Telangana cuisine is the cuisine native to the Indian state of Telangana. The Telangana state lies on the Deccan plateau and its topography dictates more millets and roti based dishes. Jowar and Bajra features more prominently in their cuisine.

Staple food
Telangana  in its cuisine, there is special place for rotis made from millet, such as jonna rotte (sorghum), sajja rotte (penisetum), or Sarva Pindi" and Uppudi Pindi (broken rice). In Telangana a gravy or curry is called Koora and Pulusu in based on Tamarind. A deep fry reduction of the same is called Vepudu. Kodi pulusu and vepudu are popular dishes in meat. Vankaya (Brinjal), Aloogadda (potato) koora & fry are some of the many varieties of vegetable dishes. Telangana palakoora is a spinach dish cooked with lentils  eaten with steamed rice and rotis. Peanuts are added as special attraction and in Karimnagar District, cashew nuts are added.

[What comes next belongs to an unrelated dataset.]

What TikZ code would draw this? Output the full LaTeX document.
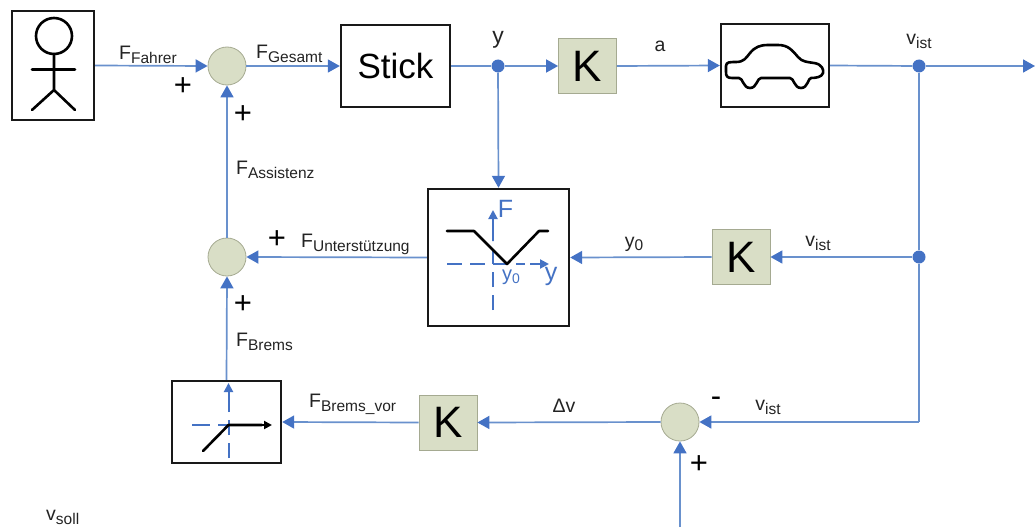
\documentclass[tikz,border=0pt]{standalone}
\usepackage{fontspec}
\setmainfont{Liberation Sans}
\usetikzlibrary{arrows.meta}
\definecolor{linkblue}{RGB}{105,145,205}
\definecolor{tipblue}{RGB}{68,114,196}
\definecolor{sumfill}{RGB}{217,222,198}
\definecolor{sumedge}{RGB}{165,170,145}
\definecolor{kfill}{RGB}{217,222,198}
\definecolor{inktext}{RGB}{35,35,35}
\tikzset{
  blockbox/.style={draw=black!90,line width=2.4pt,fill=white,minimum width=#1,inner sep=0pt},
  sumnode/.style={circle,draw=sumedge,fill=sumfill,line width=0.8pt,minimum size=38pt,inner sep=0pt},
  kbox/.style={draw=sumedge,fill=kfill,line width=0.8pt,minimum width=58pt,minimum height=55pt,inner sep=0pt,font=\fontsize{44}{44}\selectfont,text=black},
  dotnode/.style={circle,fill=tipblue,minimum size=13pt,inner sep=0pt},
  link/.style={draw=linkblue,line width=1.7pt,-{Triangle[length=12pt,width=13pt,color=tipblue,fill=tipblue]}},
  plain/.style={draw=linkblue,line width=1.7pt},
  lab/.style={inner sep=0pt,font=\fontsize{19.5}{19.5}\selectfont,text=inktext},
  pm/.style={inner sep=0pt,font=\fontsize{31}{31}\selectfont,text=black},
  ink/.style={draw=black,line width=2.6pt,line cap=round,line join=round},
  axis/.style={draw=tipblue,line width=2pt,dash pattern=on 15pt off 8pt},
  axistip/.style={draw=tipblue,line width=2pt,-{Triangle[length=9pt,width=9pt,color=tipblue,fill=tipblue]}}
}
\newcommand{\sbs}[2]{#1\raisebox{-0.4ex}{\fontsize{15.5}{15.5}\selectfont #2}}
\begin{document}
\begin{tikzpicture}[x=1pt,y=-1pt]
\useasboundingbox (0,0) rectangle (1035,527);
% blocks
\node[blockbox=82pt,minimum height=109pt] (person) at (53,65.5) {};
\node[blockbox=109pt,minimum height=82pt,font=\fontsize{35}{35}\selectfont] (stick) at (395.5,66) {Stick};
\node[blockbox=108pt,minimum height=83pt] (car) at (775,65.5) {};
\node[blockbox=141pt,minimum height=137pt] (map) at (498.5,257.5) {};
\node[blockbox=109pt,minimum height=82pt] (ramp) at (226.5,422) {};
\node[kbox] (k1) at (587.5,66) {K};
\node[kbox] (k2) at (741,257) {K};
\node[kbox] (k3) at (448,422.5) {K};
\node[sumnode] (s1) at (227,66) {};
\node[sumnode] (s2) at (227,257) {};
\node[sumnode] (s3) at (680,422) {};
\node[dotnode] (j1) at (498,66) {};
\node[dotnode] (j2) at (919,66) {};
\node[dotnode] (j3) at (919,257) {};
\coordinate (out) at (1035,66);
\coordinate (soll) at (680,527);
\coordinate (corner) at (919,422);
% connectors
\draw[link] (person.east) -- (s1.west);
\draw[link] (s1.east) -- (stick.west);
\draw[plain] (stick.east) -- (j1);
\draw[link] (j1) -- (k1.west);
\draw[link] (k1.east) -- (car.west);
\draw[plain] (car.east) -- (j2);
\draw[link] (j2) -- (out);
\draw[plain] (j2) -- (j3);
\draw[link] (j1) -- (map.north);
\draw[link] (j3) -- (k2.east);
\draw[link] (k2.west) -- (map.east);
\draw[link] (map.west) -- (s2.east);
\draw[link] (s2.north) -- (s1.south);
\draw[plain] (j3) -- (corner);
\draw[link] (corner) -- (s3.east);
\draw[link] (s3.west) -- (k3.east);
\draw[link] (k3.west) -- (ramp.east);
\draw[link] (ramp.north) -- (s2.south);
\draw[link] (soll) -- (s3.south);
% person icon
\draw[ink] (54,36) circle (18pt);
\draw[ink] (54,54) -- (54,90) (32,69.5) -- (75,69.5) (32,110) -- (54,90) -- (75,110);
% car icon
\draw[ink] (726,66) .. controls (726,62) and (730,62) .. (736,62)
  .. controls (744,62) and (746,58) .. (750,53)
  .. controls (755,47) and (760,45) .. (768,45)
  -- (778,45) .. controls (788,45) and (792,50) .. (798,57)
  .. controls (802,62) and (808,62) .. (814,63)
  .. controls (822,64) and (824,70) .. (823,73)
  .. controls (822,77) and (816,78) .. (811,78)
  .. controls (808,78) and (808,88) .. (801,88)
  .. controls (794,88) and (794,78) .. (790,78)
  -- (761,78) .. controls (757,78) and (757,88) .. (750,88)
  .. controls (743,88) and (743,78) .. (739,78)
  -- (732,78) .. controls (727,78) and (726,76) .. (726,72) -- cycle;
% map icon
\draw[axis] (493,310) -- (493,241);
\draw[axistip] (493,241) -- (493,210);
\draw[axis] (447,264) -- (525,264);
\draw[axistip] (530,264) -- (549,264);
\draw[ink] (447,231) -- (474,231) -- (507,264) -- (539,231) -- (548,231);
\node[inner sep=0pt,font=\fontsize{25}{25}\selectfont,text=tipblue] (mapF) at (505.5,209) {F};
\node[inner sep=0pt,font=\fontsize{25}{25}\selectfont,text=tipblue] (mapy) at (551,276) {y};
\node[inner sep=0pt,font=\fontsize{20}{20}\selectfont,text=tipblue] (mapy0) at (511,277) {y\raisebox{-0.35ex}{\fontsize{14}{14}\selectfont 0}};
% ramp icon
\draw[axis] (228.5,458) -- (228.5,395);
\draw[axistip] (228.5,400) -- (228.5,383);
\draw[axis,dash pattern=on 18pt off 8pt] (192,425) -- (228,425);
\draw[ink] (203,451) -- (228.5,425) -- (262,425);
\draw[-{Triangle[length=8pt,width=8pt,color=black,fill=black]},draw=black,line width=2.4pt] (255,425) -- (272,425);
% labels
\node[lab,anchor=west] (l1) at (119,55) {\sbs{F}{Fahrer}};
\node[lab,anchor=west] (l2) at (256,54) {\sbs{F}{Gesamt}};
\node[lab,font=\fontsize{23}{23}\selectfont] (l3) at (498,40) {y};
\node[lab] (l4) at (660,46) {a};
\node[lab] (l5) at (919,41) {\sbs{v}{ist}};
\node[lab,anchor=west] (l6) at (236,170) {\sbs{F}{Assistenz}};
\node[lab,anchor=west] (l7) at (301,244) {\sbs{F}{Unterstützung}};
\node[lab] (l8) at (634,244) {y\raisebox{-0.35ex}{\fontsize{15.5}{15.5}\selectfont 0}};
\node[lab] (l9) at (818,243) {\sbs{v}{ist}};
\node[lab,anchor=west] (l10) at (236,342) {\sbs{F}{Brems}};
\node[lab,anchor=west] (l11) at (309,404) {\sbs{F}{Brems\_vor}};
\node[lab] (l12) at (564,406) {Δv};
\node[lab] (l13) at (768,407) {\sbs{v}{ist}};
\node[lab,anchor=west] (l14) at (46,517) {\sbs{v}{soll}};
\node[pm] (p1) at (183,87) {+};
\node[pm] (p2) at (243,115) {+};
\node[pm] (p3) at (277,240) {+};
\node[pm] (p4) at (243,305) {+};
\node[pm] (p5) at (716,402) {-};
\node[pm] (p6) at (699,465) {+};
\end{tikzpicture}
\end{document}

Popular Telangana curry dishes (known as Koora) include Boti (derived from mutton) and Phunti Koora made out of Red Sorrel leaves. Potlakaya pulusu, or Snake gourd stew is one of the daily staple dish.Many Telangana dishes are altered as per their own taste but the root ingredients are similar. Sakinalu is the most popular snack made of rice flour during festivals like Dusshera and Sankranthi making it very delicious and one of its kind  fritters of South India.

Recent years has seen a resurgence of Telangana cuisines in restaurants around Hyderabad with the availability of Telangana thali dish for lunch.

Vegetarian food

In Telangana regions Tamarind, red chilies (koraivikaram) and Asafoetida are predominantly used in Telangana cooking. Roselle is a major staple used extensively in curries and pickles.

Sarva appa, a spicy pancake, is a staple breakfast, made with rice flour, chana dal, ginger, garlic, sesame seeds, curry leaves and green chiles.